DIFF review – These 2 doccies are too cool for school

2014-07-24 14:02

Two new documentaries exciting young audiences at the Durban International Film Festival – Future Sound of Mzansi and Shield and Spear – have plenty in common.

They both take to the road to interrogate the South African cultural revolution. They both explore a new generation of musicians, featuring exquisite casts of characters. And they’re both slightly problematic to me.

Shield and Spear, by Petter Ringbom, focuses on freedom of expression, with Brett Murray’s controversial painting The Spear at its centre. It is decently shot and knows how to tell a story - but doesn’t seem sure of what that story is, and simplifies the political landscape it surveys.

Future Sound of Mzansi by Spoek Mathambo and Lebogang Rasethaba knows what story it’s telling and textures its subject, but falls short in its ability to structure its story in a compelling way.

“South Africa has a rhythm. It rolls, but it’s broken,” says a character in Future Sound.


People who know Spoek’s story as a new school music producer and rapper will know that his film tracks the pioneers of our ever-evolving electronic music, which is, by 2014, better known internationally than at home. They’re the people who influence him as an artist. But the film doesn’t tell us this or offer his narrative voice.

The result is heated arguments after the screening about who was included and who left out. People expected it to be definitive. The artist intended it to be personal.

But Future Sound is a useful and often revealing look at the bedroom producers of the music that’s rocking our dance floors. Its odd technical problems could have been absorbed in a rough, road movie style, but they jar in the slicker talking heads set-ups.

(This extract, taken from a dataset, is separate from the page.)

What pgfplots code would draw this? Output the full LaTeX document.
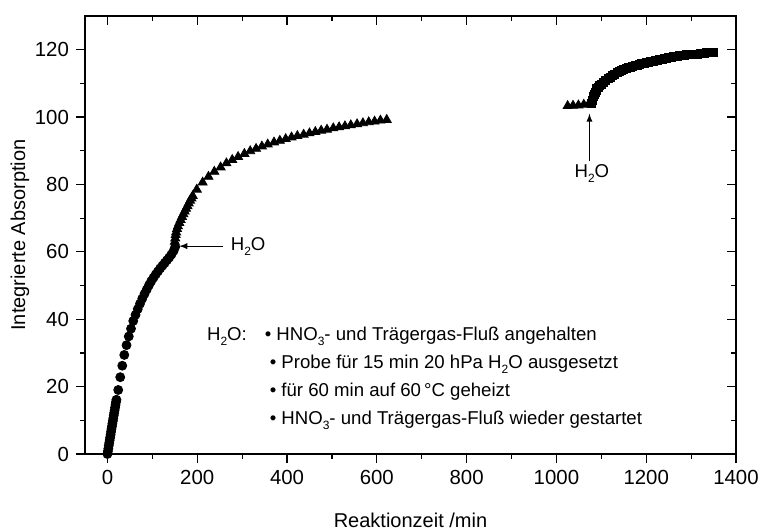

By structuring their narrative city-by-city, the filmmakers do a disservice to their story. Despite fascinating revelations of Gqom music in Durban, the mental institutionalisation of former wunderkind Mujava, the drug habits of pioneering composer Felix Laband and the late-career rise of the awesome Nozinja’s Shangaan electro, the piece ends in Cape Town, with lengthy interviews with white electronic producers.

Where we should be getting emotional pay-off we’re getting white exclusivity. The only thing useful about it is to note the race divisions on our dancefloors.

Shield and Spear, on the other hand, mixes up its interviews, expertly revealing its climax – the stifling of Murray and artist Zanele Muholi’s freedom of expression by the ANC state.


Sure, the film tapped a zeitgeist in its audience. But the talented visiting American director didn’t explore the really current developments around his theme. He secured a rare and lengthy interview with the media-shy Murray, but didn’t present the counter arguments, painting the artist as uncontested hero. It was too easy.

Instead of investigation, Ringbom then bounces the censorship debate off a dazzling line-up of new school talent, notably The Brother Moves On, BLK JKS, Yolanda Fyrus, Fokofpolisiekar and The Smarteez.

I’m unclear on why Ringbom included Gazelle, even going home with him to the conservative small town where he was born and raised.

The artists naturally all spoke out against government in light of the suppression of Muholi and Murray’s work. But devoid of context, it felt manipulative – an easy political victory without documentary interrogation.

Both films ended on a Simunye moment while saying the future could go either way. Future Sound wondered if integration would ever come to the music scene. Shield and Spear kind of creepily got some black and white characters together for a braai and a soccer match, like a Castle advert.

But Ringbom has made a film that no-one in South Africa managed to get together. And Mathambo and Rasethaba have offered us a document for future generations to reference. More power to them.